The One-Time CGA Option

SECURE 2.0 also created a narrow, one-time election allowing a QCD of up to $55,000 in 2026 to fund a Charitable Gift Annuity (CGA) or similar split-interest vehicle. This option is available only once in a lifetime, counts against the $111,000 annual cap, and can pay income back to the IRA owner and spouse. It is a niche tool, but for donors who want lifetime income alongside a charitable gift, it can be worth a conversation with a tax advisor.

Practical Takeaways

  1. Run the numbers before December. Late-year QCDs are common, but custodians need processing time and the funds must clear by year-end.
  2. Bunch giving through a QCD instead of writing checks if you take the standard deduction. With no itemizing, a normal donation produces no tax benefit — a QCD still excludes the amount from AGI.
  3. Keep documentation.
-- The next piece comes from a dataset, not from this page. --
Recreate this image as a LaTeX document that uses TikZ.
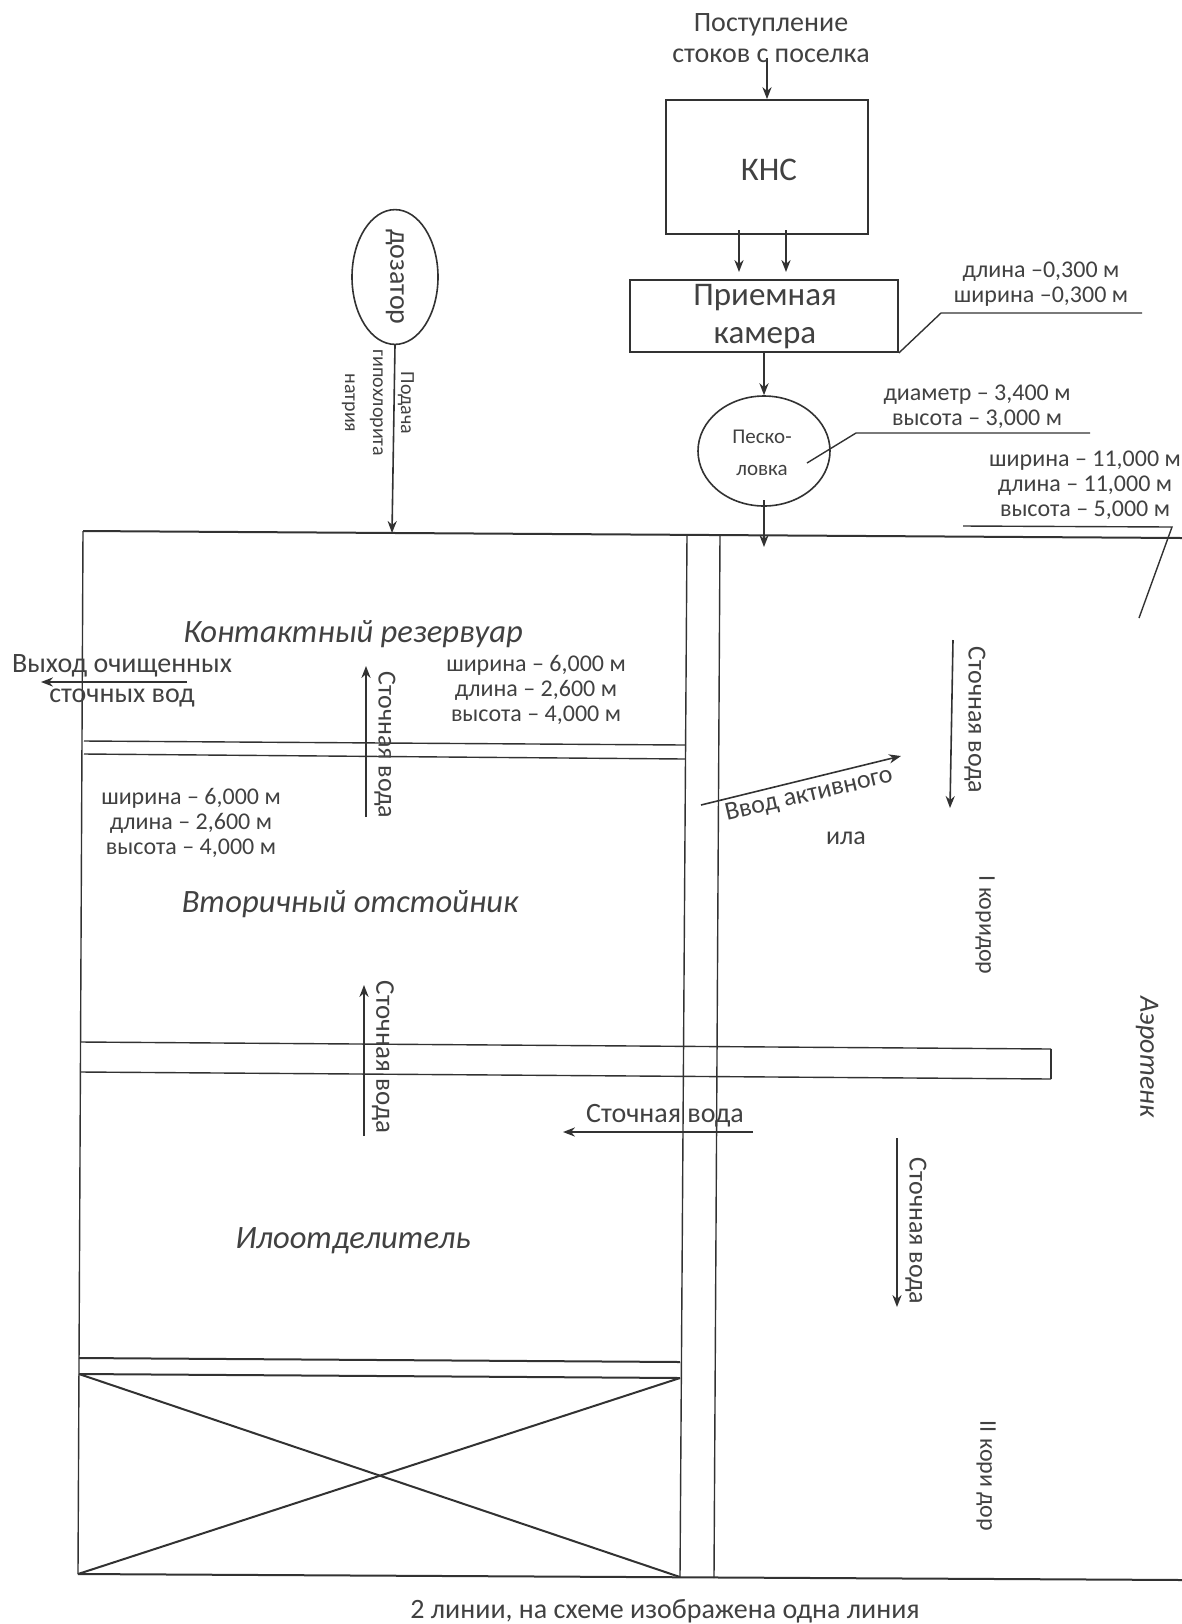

Get a written acknowledgment from the charity stating no goods or services were received in exchange.
  4. Coordinate with your custodian early. Some firms require specific forms or coded distributions; mistakes here are difficult to unwind.

A QCD is not a fit for every retiree, but for charitably inclined IRA owners facing RMDs, the 2026 limit makes it one of the cleanest tax moves still on the table.